The flat schema is generated by SC::Reflection::SchemaCompiler, that walks the structures and building an array of SC::Reflection::TypeInfo describing each field.

For example a struct is defined by a SC::Reflection::TypeInfo that contains information on the numberOfChildren of the struct, corresponding to the number of fields. numberOfChildren SC::Reflection::TypeInfo exist immediately after the struct itself in the flat schema array.
If type of one of these fields is complex (for example it refers to another struct) it contains a link.
A Link is an index/offset in the flat schema array (linkIndex field).

This simple data structure allows to describe hierarchically all types in a structure decomposing it into its primitive types or into special classes that must be handled specifically (SC::Vector, SC::Array etc.).
It also has an additional nice property that it's trivially serializable by dumping this (compile time known) array with a single memcpy or by calculating an hash that can act as a unique signature of the entire type itself (for versioning purposes).
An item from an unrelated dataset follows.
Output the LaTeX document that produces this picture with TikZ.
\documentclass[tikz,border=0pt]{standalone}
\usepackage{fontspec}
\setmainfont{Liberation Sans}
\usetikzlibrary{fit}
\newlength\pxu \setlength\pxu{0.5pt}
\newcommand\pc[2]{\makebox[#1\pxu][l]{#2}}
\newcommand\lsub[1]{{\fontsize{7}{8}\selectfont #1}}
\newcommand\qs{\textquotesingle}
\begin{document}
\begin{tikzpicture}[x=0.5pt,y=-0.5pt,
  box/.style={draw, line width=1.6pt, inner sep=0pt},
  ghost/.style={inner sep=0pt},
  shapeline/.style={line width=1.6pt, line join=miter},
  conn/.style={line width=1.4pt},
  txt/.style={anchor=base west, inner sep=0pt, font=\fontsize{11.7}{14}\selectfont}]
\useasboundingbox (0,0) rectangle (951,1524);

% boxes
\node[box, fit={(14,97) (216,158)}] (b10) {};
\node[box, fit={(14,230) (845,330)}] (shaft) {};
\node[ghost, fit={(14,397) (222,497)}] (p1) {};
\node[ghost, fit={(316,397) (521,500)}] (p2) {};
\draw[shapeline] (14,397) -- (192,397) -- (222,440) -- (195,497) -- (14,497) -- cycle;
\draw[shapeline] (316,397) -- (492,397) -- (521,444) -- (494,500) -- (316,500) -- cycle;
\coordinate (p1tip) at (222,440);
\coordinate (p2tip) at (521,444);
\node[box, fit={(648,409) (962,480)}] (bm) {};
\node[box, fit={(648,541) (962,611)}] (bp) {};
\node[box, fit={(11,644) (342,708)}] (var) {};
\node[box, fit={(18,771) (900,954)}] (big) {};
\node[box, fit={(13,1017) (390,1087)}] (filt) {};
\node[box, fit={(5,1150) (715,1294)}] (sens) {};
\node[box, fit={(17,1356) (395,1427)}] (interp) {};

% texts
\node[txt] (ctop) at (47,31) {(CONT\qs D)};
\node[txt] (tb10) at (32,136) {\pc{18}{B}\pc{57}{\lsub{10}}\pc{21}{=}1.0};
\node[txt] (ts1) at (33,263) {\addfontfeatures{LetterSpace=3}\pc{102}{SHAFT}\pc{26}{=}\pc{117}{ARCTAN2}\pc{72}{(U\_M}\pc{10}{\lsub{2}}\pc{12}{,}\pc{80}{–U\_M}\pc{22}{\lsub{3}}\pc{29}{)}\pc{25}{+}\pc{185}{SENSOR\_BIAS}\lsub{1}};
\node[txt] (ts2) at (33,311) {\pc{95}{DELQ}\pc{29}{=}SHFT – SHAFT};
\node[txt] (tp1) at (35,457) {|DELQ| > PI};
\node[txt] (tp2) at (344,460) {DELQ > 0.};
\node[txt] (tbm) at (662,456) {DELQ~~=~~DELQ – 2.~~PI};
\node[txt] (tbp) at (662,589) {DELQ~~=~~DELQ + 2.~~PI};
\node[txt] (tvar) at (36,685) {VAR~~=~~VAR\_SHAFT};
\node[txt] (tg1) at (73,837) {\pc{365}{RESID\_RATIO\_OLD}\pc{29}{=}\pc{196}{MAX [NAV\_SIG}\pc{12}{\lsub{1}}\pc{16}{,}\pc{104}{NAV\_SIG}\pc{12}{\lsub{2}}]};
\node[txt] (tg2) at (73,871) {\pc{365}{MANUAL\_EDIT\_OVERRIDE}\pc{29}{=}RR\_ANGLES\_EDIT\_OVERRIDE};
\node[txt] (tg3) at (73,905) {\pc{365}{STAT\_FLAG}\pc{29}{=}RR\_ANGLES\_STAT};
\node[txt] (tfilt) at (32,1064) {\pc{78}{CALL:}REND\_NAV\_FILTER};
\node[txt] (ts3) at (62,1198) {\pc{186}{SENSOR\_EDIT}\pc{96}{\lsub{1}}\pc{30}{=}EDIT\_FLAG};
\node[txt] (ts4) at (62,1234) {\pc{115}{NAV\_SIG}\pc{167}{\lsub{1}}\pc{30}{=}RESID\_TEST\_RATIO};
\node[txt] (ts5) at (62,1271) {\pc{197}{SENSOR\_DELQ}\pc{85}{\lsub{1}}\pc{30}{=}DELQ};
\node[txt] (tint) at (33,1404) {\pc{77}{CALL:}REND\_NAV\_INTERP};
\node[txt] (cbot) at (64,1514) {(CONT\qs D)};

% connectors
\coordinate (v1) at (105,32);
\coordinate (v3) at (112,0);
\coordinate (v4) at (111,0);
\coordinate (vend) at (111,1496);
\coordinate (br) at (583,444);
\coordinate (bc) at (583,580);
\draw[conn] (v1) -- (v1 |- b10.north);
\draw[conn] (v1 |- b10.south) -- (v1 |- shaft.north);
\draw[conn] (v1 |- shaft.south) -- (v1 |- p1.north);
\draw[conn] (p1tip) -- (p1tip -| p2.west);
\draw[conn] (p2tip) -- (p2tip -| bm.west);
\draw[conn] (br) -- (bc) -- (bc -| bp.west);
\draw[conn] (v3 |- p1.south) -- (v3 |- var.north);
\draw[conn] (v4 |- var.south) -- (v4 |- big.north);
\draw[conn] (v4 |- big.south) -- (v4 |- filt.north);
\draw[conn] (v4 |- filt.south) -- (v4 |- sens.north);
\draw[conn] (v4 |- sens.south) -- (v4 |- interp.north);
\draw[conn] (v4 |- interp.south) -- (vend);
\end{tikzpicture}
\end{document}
It's possible associating a string literal with each type or member, so that text based serializer can refer to it, as used by the JSON Serialization Text.
Lastly it's also possible associating to a field an MemberTag integer field, that can be leveraged by by binary serializers to keep track of the field position in binary formats. This allows binary formats to avoid using strings at all for format versioning/evolution, allowing some executable size benefits. This makes also possible not breaking binary file formats just because a field / member was renamed. This is leveraged by the Serialization Binary.

Note
It's possible also trying the experimental SC_REFLECT_AUTOMATIC mode by using Reflection Auto library that automatically lists struct members. This makes sense only if used with Serialization Binary, as SC_REFLECT_AUTOMATIC cannot obtain field names as strings, so any text based serialization format like Serialization Text cannot work.
Reflection Auto library is an experimental library, unfortunately using some more obscure C++ meta-programming techniques, part of Libraries Extra.